Is it necessary to maintain an Application Service abstraction here? In other words, would it be a mistake to write a support application (or use some legacy code) that hits the underlying database directly? It would seem that this would be acceptable as long as the integrity/autonomy of the overall Business Service is maintained. It seems like extra overhead to develop some of these support services when I might be able to quickly generate an application using technologies like Grails, Rails, Seam, etc...


Bill said...

Hi Troy,

You ask a lot of good questions, which is really appreciated. Keep those questions coming! :-)

To answer your question, it is not at all necessary to encapsulate data stores within a business service with a SOAP or REST service interface.

One point to note here is that a business service may in fact contain many physical data stores.

This could take the form of many database instances, documents, text files, queues, topics or any other persistent stores.

The form of underlying data store(s) is an implementation detail of the business service.

The key is that ideally business services do not share data except by way of message exchange.

Furthermore, you can have many different applications supporting a given business service if that is appropriate for the business processes that execute within it.

So indeed, you certainly can have applications that manipulate data in databases within a business service directly without going through a service interface.
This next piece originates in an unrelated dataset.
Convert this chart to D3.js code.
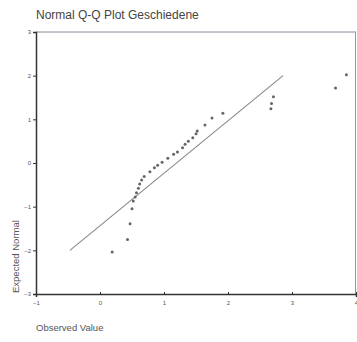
<!DOCTYPE html>
<html>
<head>
<meta charset="utf-8">
<script src="https://cdn.jsdelivr.net/npm/d3@7"></script>
<style>
  body { margin: 0; background: #fff; }
  svg { display: block; font-family: "Liberation Sans", Arial, sans-serif; }
</style>
</head>
<body>
<div id="chart"></div>
<script>
const observed = [0.19, 0.43, 0.47, 0.50, 0.52, 0.55, 0.57, 0.60, 0.62, 0.65, 0.69,
    0.78, 0.85, 0.90, 0.97, 1.06, 1.15, 1.21, 1.29, 1.33, 1.38, 1.45, 1.50, 1.52,
    1.64, 1.75, 1.92, 2.67, 2.68, 2.71, 3.68, 3.85];
const expected = [-2.04, -1.75, -1.39, -1.05, -0.87, -0.78, -0.68, -0.58, -0.48, -0.39, -0.31,
    -0.20, -0.11, -0.05, 0.02, 0.11, 0.20, 0.25, 0.35, 0.43, 0.50, 0.58, 0.67, 0.73,
    0.87, 1.03, 1.14, 1.24, 1.36, 1.52, 1.72, 2.02];
// reference line end points
const refX = [-0.47, 2.86];
const refY = [-2, 2];
const xTicks = [-1, 0, 1, 2, 3, 4];
const yTicks = [-3, -2, -1, 0, 1, 2, 3];

const W = 357, H = 342;
const margin = { top: 32, right: 1, bottom: 48, left: 36 },
    width = W - margin.left - margin.right,
    height = H - margin.top - margin.bottom;

const svg = d3.select("#chart").append("svg")
    .attr("width", W)
    .attr("height", H);

svg.append("text")
    .attr("x", 36)
    .attr("y", 19)
    .attr("font-size", 12)
    .attr("fill", "#444")
    .text("Normal Q-Q Plot Geschiedene");

const g = svg.append("g")
    .attr("transform", `translate(${margin.left}, ${margin.top})`);

const x = d3.scaleLinear().domain([-1, 4]).range([0, width]);
const y = d3.scaleLinear().domain([-3, 3]).range([height, 0]);

// frame (top and right)
g.append("line").attr("x1", 0).attr("x2", width).attr("y1", 0).attr("y2", 0)
    .attr("stroke", "#8a8a9a").attr("stroke-width", 1);
g.append("line").attr("x1", width - 0.5).attr("x2", width - 0.5).attr("y1", 0).attr("y2", height)
    .attr("stroke", "#999").attr("stroke-width", 1);

// axes
const xAxis = g.append("g")
    .attr("transform", `translate(0, ${height})`)
    .call(d3.axisBottom(x).tickValues(xTicks).tickSize(3).tickPadding(4).tickFormat(d3.format("d")));
const yAxis = g.append("g")
    .call(d3.axisLeft(y).tickValues(yTicks).tickSize(3).tickPadding(2).tickFormat(d3.format("d")));

[xAxis, yAxis].forEach(a => {
    a.select(".domain").attr("stroke", "#333").attr("stroke-width", 1.5);
    a.selectAll(".tick line").attr("stroke", "#333");
    a.selectAll(".tick text").attr("font-size", 6).attr("fill", "#555")
        .attr("font-family", "Liberation Sans, Arial, sans-serif");
});
xAxis.selectAll(".tick line").attr("y2", -2).attr("y1", 1);

// reference line
g.append("line")
    .attr("x1", x(refX[0])).attr("y1", y(refY[0]))
    .attr("x2", x(refX[1])).attr("y2", y(refY[1]))
    .attr("stroke", "#888").attr("stroke-width", 1.1);

// points
g.selectAll("circle.pt")
    .data(observed.map((d, i) => [d, expected[i]]))
    .join("circle")
    .attr("class", "pt")
    .attr("cx", d => x(d[0]))
    .attr("cy", d => y(d[1]))
    .attr("r", 1.5)
    .attr("fill", "#666");

// axis titles
svg.append("text")
    .attr("x", 36)
    .attr("y", 331)
    .attr("font-size", 9.5)
    .attr("fill", "#555")
    .text("Observed Value");

svg.append("text")
    .attr("transform", "translate(19, 293) rotate(-90)")
    .attr("font-size", 9.5)
    .attr("fill", "#555")
    .text("Expected Normal");
</script>
</body>
</html>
In fact, this is quite common.

The only time you need to surface functionality through SOAP/REST "application services" is when you are trying to expose functionality through multiple applications (user interfaces), or when you are trying to expose this functionality as part of a larger composite application.

Obviously if you want the same functionality surfaced through multiple applications, you need to have each of those applications interface with a common back end component.

If you want to produce a composite application that brings together functionality from multiple business services into a unified user experience, then you will again need to separate your UI onto a separate tier to make that possible.